begin

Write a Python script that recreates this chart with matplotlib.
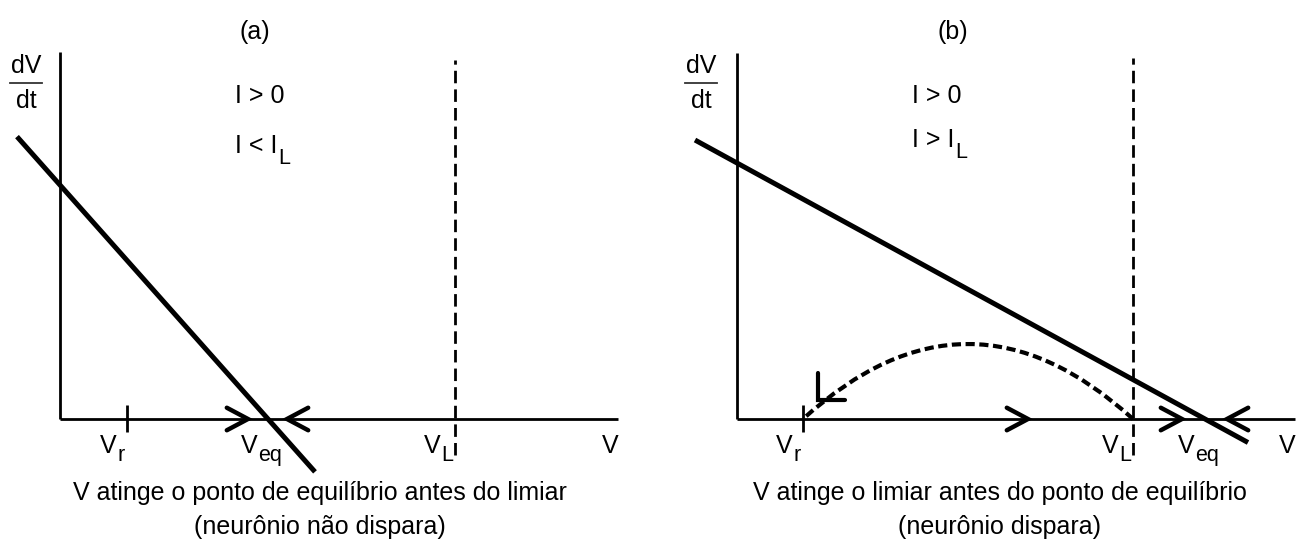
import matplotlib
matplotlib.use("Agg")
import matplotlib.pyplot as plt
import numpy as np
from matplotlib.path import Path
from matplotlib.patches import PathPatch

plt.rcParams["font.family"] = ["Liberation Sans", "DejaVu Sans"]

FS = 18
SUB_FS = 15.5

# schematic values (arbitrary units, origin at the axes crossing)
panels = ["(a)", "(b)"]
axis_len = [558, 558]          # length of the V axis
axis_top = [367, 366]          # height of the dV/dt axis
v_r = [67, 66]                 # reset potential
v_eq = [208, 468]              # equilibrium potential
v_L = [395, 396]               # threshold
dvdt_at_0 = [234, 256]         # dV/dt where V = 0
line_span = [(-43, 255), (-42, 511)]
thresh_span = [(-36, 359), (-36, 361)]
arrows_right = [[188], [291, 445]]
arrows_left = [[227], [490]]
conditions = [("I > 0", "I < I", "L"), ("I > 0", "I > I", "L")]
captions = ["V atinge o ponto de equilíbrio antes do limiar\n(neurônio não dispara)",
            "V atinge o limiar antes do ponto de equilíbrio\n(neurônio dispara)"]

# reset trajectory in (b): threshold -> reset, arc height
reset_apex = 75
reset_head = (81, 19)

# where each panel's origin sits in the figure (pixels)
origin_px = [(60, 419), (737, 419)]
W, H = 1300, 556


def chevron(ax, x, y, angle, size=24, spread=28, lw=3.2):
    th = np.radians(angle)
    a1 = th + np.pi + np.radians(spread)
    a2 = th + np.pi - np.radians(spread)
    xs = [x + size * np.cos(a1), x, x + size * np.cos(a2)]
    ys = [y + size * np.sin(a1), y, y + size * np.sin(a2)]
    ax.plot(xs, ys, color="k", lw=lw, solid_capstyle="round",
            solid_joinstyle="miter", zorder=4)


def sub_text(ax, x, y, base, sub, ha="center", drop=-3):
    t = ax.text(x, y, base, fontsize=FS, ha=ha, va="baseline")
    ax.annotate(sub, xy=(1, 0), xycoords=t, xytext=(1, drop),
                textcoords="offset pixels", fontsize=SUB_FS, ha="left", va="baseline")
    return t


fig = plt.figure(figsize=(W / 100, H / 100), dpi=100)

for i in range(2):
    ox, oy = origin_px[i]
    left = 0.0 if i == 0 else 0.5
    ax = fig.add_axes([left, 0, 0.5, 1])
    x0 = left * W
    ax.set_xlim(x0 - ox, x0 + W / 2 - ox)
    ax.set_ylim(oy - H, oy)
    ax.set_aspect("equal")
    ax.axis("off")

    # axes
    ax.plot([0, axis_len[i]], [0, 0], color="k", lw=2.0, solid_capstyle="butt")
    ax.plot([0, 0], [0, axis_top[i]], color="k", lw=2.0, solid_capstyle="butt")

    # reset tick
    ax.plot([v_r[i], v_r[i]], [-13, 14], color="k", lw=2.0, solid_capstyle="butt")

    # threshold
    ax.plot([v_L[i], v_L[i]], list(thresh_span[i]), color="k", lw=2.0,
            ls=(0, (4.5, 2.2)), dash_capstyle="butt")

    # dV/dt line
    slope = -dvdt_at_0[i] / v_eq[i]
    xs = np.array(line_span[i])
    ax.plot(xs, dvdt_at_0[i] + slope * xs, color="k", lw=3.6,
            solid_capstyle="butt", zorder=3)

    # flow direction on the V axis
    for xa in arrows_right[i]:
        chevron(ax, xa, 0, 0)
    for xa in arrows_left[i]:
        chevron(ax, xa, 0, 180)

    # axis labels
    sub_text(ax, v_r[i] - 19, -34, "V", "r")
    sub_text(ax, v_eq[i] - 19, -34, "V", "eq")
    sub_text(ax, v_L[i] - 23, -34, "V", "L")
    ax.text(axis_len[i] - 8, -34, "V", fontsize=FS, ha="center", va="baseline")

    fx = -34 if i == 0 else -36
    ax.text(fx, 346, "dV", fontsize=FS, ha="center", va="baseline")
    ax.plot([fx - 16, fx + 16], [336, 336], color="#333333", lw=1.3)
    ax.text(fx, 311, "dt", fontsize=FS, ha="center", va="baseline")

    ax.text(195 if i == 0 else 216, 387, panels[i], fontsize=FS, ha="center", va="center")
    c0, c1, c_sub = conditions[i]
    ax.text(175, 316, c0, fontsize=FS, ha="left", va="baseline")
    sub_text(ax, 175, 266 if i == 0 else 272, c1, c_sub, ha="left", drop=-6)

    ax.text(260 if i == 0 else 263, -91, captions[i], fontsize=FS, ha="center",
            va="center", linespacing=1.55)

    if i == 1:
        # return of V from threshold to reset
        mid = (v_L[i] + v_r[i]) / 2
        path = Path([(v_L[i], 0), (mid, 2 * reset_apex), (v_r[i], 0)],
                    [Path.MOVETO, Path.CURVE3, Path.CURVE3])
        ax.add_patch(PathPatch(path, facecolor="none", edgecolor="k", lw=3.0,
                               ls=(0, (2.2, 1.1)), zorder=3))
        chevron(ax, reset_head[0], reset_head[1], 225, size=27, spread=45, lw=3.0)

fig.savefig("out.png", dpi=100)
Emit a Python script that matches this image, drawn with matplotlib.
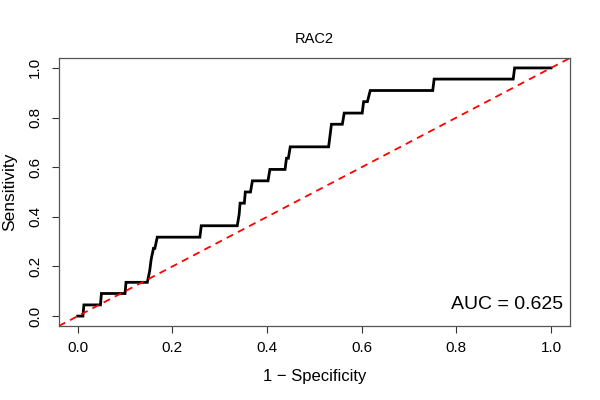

end

• [Required task]:
Omit every picture while copying the listing above exactly.

• [Response to this task]:
Write a Python script that recreates this chart with matplotlib.
import matplotlib
matplotlib.use("Agg")
import matplotlib.pyplot as plt
import numpy as np
from matplotlib.path import Path
from matplotlib.patches import PathPatch

plt.rcParams["font.family"] = ["Liberation Sans", "DejaVu Sans"]

FS = 18
SUB_FS = 15.5

# schematic values (arbitrary units, origin at the axes crossing)
panels = ["(a)", "(b)"]
axis_len = [558, 558]          # length of the V axis
axis_top = [367, 366]          # height of the dV/dt axis
v_r = [67, 66]                 # reset potential
v_eq = [208, 468]              # equilibrium potential
v_L = [395, 396]               # threshold
dvdt_at_0 = [234, 256]         # dV/dt where V = 0
line_span = [(-43, 255), (-42, 511)]
thresh_span = [(-36, 359), (-36, 361)]
arrows_right = [[188], [291, 445]]
arrows_left = [[227], [490]]
conditions = [("I > 0", "I < I", "L"), ("I > 0", "I > I", "L")]
captions = ["V atinge o ponto de equilíbrio antes do limiar\n(neurônio não dispara)",
            "V atinge o limiar antes do ponto de equilíbrio\n(neurônio dispara)"]

# reset trajectory in (b): threshold -> reset, arc height
reset_apex = 75
reset_head = (81, 19)

# where each panel's origin sits in the figure (pixels)
origin_px = [(60, 419), (737, 419)]
W, H = 1300, 556


def chevron(ax, x, y, angle, size=24, spread=28, lw=3.2):
    th = np.radians(angle)
    a1 = th + np.pi + np.radians(spread)
    a2 = th + np.pi - np.radians(spread)
    xs = [x + size * np.cos(a1), x, x + size * np.cos(a2)]
    ys = [y + size * np.sin(a1), y, y + size * np.sin(a2)]
    ax.plot(xs, ys, color="k", lw=lw, solid_capstyle="round",
            solid_joinstyle="miter", zorder=4)


def sub_text(ax, x, y, base, sub, ha="center", drop=-3):
    t = ax.text(x, y, base, fontsize=FS, ha=ha, va="baseline")
    ax.annotate(sub, xy=(1, 0), xycoords=t, xytext=(1, drop),
                textcoords="offset pixels", fontsize=SUB_FS, ha="left", va="baseline")
    return t


fig = plt.figure(figsize=(W / 100, H / 100), dpi=100)

for i in range(2):
    ox, oy = origin_px[i]
    left = 0.0 if i == 0 else 0.5
    ax = fig.add_axes([left, 0, 0.5, 1])
    x0 = left * W
    ax.set_xlim(x0 - ox, x0 + W / 2 - ox)
    ax.set_ylim(oy - H, oy)
    ax.set_aspect("equal")
    ax.axis("off")

    # axes
    ax.plot([0, axis_len[i]], [0, 0], color="k", lw=2.0, solid_capstyle="butt")
    ax.plot([0, 0], [0, axis_top[i]], color="k", lw=2.0, solid_capstyle="butt")

    # reset tick
    ax.plot([v_r[i], v_r[i]], [-13, 14], color="k", lw=2.0, solid_capstyle="butt")

    # threshold
    ax.plot([v_L[i], v_L[i]], list(thresh_span[i]), color="k", lw=2.0,
            ls=(0, (4.5, 2.2)), dash_capstyle="butt")

    # dV/dt line
    slope = -dvdt_at_0[i] / v_eq[i]
    xs = np.array(line_span[i])
    ax.plot(xs, dvdt_at_0[i] + slope * xs, color="k", lw=3.6,
            solid_capstyle="butt", zorder=3)

    # flow direction on the V axis
    for xa in arrows_right[i]:
        chevron(ax, xa, 0, 0)
    for xa in arrows_left[i]:
        chevron(ax, xa, 0, 180)

    # axis labels
    sub_text(ax, v_r[i] - 19, -34, "V", "r")
    sub_text(ax, v_eq[i] - 19, -34, "V", "eq")
    sub_text(ax, v_L[i] - 23, -34, "V", "L")
    ax.text(axis_len[i] - 8, -34, "V", fontsize=FS, ha="center", va="baseline")

    fx = -34 if i == 0 else -36
    ax.text(fx, 346, "dV", fontsize=FS, ha="center", va="baseline")
    ax.plot([fx - 16, fx + 16], [336, 336], color="#333333", lw=1.3)
    ax.text(fx, 311, "dt", fontsize=FS, ha="center", va="baseline")

    ax.text(195 if i == 0 else 216, 387, panels[i], fontsize=FS, ha="center", va="center")
    c0, c1, c_sub = conditions[i]
    ax.text(175, 316, c0, fontsize=FS, ha="left", va="baseline")
    sub_text(ax, 175, 266 if i == 0 else 272, c1, c_sub, ha="left", drop=-6)

    ax.text(260 if i == 0 else 263, -91, captions[i], fontsize=FS, ha="center",
            va="center", linespacing=1.55)

    if i == 1:
        # return of V from threshold to reset
        mid = (v_L[i] + v_r[i]) / 2
        path = Path([(v_L[i], 0), (mid, 2 * reset_apex), (v_r[i], 0)],
                    [Path.MOVETO, Path.CURVE3, Path.CURVE3])
        ax.add_patch(PathPatch(path, facecolor="none", edgecolor="k", lw=3.0,
                               ls=(0, (2.2, 1.1)), zorder=3))
        chevron(ax, reset_head[0], reset_head[1], 225, size=27, spread=45, lw=3.0)

fig.savefig("out.png", dpi=100)
Emit a Python script that matches this image, drawn with matplotlib.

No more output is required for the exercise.